## BRIEF
From the data that follows, print exactly the lines starting at the one containing "What Chart.js code" and ending at the one containing "const font = 'Lato';"; include both of them and nothing more.

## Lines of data
★ ★ ★
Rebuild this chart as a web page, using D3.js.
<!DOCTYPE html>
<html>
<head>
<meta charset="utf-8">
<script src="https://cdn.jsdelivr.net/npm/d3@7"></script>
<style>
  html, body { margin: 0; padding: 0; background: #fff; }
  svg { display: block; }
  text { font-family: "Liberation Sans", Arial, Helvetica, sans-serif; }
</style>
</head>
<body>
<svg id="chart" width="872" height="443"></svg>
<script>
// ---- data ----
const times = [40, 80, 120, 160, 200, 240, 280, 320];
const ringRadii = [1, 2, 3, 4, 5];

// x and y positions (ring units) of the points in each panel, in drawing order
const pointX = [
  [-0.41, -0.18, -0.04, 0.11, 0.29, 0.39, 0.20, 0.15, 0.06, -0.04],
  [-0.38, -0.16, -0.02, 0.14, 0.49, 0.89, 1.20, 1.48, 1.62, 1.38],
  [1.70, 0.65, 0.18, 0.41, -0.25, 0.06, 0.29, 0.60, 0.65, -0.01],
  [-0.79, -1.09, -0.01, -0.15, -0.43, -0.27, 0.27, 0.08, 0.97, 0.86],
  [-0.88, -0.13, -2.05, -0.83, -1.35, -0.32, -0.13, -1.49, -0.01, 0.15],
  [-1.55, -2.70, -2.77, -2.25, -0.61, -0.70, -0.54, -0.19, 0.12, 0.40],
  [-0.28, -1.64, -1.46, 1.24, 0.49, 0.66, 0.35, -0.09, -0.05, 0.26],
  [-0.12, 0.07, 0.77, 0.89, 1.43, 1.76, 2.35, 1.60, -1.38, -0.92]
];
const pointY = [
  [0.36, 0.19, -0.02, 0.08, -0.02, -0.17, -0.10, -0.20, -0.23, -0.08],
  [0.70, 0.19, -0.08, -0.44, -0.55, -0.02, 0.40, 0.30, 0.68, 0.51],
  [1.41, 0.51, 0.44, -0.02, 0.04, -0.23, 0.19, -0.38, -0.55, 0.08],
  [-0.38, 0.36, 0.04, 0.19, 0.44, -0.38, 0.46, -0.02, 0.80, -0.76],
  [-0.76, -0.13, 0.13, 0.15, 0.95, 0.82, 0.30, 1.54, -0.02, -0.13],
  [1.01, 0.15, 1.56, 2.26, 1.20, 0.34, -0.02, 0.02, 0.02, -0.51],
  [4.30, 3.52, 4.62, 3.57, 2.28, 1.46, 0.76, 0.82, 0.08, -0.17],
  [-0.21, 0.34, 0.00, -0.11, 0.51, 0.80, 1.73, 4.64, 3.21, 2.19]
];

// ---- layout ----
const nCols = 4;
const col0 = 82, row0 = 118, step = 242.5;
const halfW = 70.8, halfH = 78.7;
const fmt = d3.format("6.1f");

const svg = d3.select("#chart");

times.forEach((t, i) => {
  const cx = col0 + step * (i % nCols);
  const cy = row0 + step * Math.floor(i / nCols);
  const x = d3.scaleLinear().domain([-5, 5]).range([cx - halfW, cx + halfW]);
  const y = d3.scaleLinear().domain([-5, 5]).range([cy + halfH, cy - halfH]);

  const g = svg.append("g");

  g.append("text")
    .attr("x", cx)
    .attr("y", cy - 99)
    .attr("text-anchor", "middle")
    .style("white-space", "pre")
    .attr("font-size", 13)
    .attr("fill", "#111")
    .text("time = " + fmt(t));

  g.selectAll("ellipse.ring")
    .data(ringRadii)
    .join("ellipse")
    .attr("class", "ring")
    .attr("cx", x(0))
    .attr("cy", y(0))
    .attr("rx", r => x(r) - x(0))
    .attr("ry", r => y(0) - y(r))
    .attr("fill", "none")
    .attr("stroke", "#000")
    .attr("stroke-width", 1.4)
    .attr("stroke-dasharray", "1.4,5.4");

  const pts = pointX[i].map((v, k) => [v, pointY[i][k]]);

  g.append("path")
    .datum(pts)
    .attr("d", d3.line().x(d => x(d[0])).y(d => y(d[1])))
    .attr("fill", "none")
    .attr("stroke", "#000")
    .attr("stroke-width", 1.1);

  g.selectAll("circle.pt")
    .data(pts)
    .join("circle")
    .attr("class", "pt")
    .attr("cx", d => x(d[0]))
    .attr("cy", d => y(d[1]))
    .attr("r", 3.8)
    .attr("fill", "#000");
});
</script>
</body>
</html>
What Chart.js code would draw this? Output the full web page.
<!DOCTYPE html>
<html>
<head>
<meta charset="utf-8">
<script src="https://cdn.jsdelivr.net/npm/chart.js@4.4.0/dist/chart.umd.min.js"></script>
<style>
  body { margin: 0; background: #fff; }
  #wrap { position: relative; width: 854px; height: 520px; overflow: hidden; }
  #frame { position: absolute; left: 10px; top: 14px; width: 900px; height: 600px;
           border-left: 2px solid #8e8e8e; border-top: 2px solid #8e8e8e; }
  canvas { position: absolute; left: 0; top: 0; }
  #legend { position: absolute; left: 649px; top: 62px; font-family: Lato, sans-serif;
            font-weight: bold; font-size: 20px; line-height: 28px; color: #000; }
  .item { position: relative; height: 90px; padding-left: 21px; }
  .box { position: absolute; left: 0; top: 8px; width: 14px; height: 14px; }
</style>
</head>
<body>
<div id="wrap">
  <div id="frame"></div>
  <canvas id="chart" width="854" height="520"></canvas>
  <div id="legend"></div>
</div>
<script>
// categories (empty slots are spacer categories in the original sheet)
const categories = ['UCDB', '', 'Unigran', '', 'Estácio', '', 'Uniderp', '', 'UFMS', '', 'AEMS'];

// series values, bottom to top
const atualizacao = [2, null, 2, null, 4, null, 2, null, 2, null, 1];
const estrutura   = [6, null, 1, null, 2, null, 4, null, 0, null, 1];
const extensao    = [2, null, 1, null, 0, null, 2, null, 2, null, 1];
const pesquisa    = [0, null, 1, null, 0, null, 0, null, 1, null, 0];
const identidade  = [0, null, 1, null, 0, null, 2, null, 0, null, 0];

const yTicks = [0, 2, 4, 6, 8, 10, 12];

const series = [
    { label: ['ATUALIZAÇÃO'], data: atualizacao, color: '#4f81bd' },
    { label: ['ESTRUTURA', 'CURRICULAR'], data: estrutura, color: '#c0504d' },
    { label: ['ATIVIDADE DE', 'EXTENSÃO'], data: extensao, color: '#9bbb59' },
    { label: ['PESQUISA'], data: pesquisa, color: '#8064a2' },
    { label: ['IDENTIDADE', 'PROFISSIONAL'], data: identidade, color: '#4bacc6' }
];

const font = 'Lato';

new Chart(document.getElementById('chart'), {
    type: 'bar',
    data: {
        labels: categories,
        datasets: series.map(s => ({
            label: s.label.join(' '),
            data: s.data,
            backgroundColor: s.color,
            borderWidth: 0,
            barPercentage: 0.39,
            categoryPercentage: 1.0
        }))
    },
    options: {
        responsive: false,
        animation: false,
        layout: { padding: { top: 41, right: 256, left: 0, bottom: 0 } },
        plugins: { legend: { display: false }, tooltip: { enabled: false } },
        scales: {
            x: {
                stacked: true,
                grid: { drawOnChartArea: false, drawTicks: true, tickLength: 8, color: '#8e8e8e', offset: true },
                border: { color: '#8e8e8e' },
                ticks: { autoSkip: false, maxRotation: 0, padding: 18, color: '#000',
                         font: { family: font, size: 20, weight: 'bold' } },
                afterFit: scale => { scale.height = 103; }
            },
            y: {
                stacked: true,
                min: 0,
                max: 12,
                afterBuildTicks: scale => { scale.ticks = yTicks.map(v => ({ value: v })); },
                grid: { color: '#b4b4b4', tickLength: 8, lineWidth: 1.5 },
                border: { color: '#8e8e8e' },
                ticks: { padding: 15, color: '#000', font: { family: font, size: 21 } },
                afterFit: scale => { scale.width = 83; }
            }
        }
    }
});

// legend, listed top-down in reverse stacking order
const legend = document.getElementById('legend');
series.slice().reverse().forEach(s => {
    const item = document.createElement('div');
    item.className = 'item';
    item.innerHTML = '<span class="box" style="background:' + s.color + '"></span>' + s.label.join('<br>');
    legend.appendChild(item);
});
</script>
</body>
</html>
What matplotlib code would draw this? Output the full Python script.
★ ★ ★
## EXERCISE ANSWER
What Chart.js code would draw this? Output the full web page.
<!DOCTYPE html>
<html>
<head>
<meta charset="utf-8">
<script src="https://cdn.jsdelivr.net/npm/chart.js@4.4.0/dist/chart.umd.min.js"></script>
<style>
  body { margin: 0; background: #fff; }
  #wrap { position: relative; width: 854px; height: 520px; overflow: hidden; }
  #frame { position: absolute; left: 10px; top: 14px; width: 900px; height: 600px;
           border-left: 2px solid #8e8e8e; border-top: 2px solid #8e8e8e; }
  canvas { position: absolute; left: 0; top: 0; }
  #legend { position: absolute; left: 649px; top: 62px; font-family: Lato, sans-serif;
            font-weight: bold; font-size: 20px; line-height: 28px; color: #000; }
  .item { position: relative; height: 90px; padding-left: 21px; }
  .box { position: absolute; left: 0; top: 8px; width: 14px; height: 14px; }
</style>
</head>
<body>
<div id="wrap">
  <div id="frame"></div>
  <canvas id="chart" width="854" height="520"></canvas>
  <div id="legend"></div>
</div>
<script>
// categories (empty slots are spacer categories in the original sheet)
const categories = ['UCDB', '', 'Unigran', '', 'Estácio', '', 'Uniderp', '', 'UFMS', '', 'AEMS'];

// series values, bottom to top
const atualizacao = [2, null, 2, null, 4, null, 2, null, 2, null, 1];
const estrutura   = [6, null, 1, null, 2, null, 4, null, 0, null, 1];
const extensao    = [2, null, 1, null, 0, null, 2, null, 2, null, 1];
const pesquisa    = [0, null, 1, null, 0, null, 0, null, 1, null, 0];
const identidade  = [0, null, 1, null, 0, null, 2, null, 0, null, 0];

const yTicks = [0, 2, 4, 6, 8, 10, 12];

const series = [
    { label: ['ATUALIZAÇÃO'], data: atualizacao, color: '#4f81bd' },
    { label: ['ESTRUTURA', 'CURRICULAR'], data: estrutura, color: '#c0504d' },
    { label: ['ATIVIDADE DE', 'EXTENSÃO'], data: extensao, color: '#9bbb59' },
    { label: ['PESQUISA'], data: pesquisa, color: '#8064a2' },
    { label: ['IDENTIDADE', 'PROFISSIONAL'], data: identidade, color: '#4bacc6' }
];

const font = 'Lato';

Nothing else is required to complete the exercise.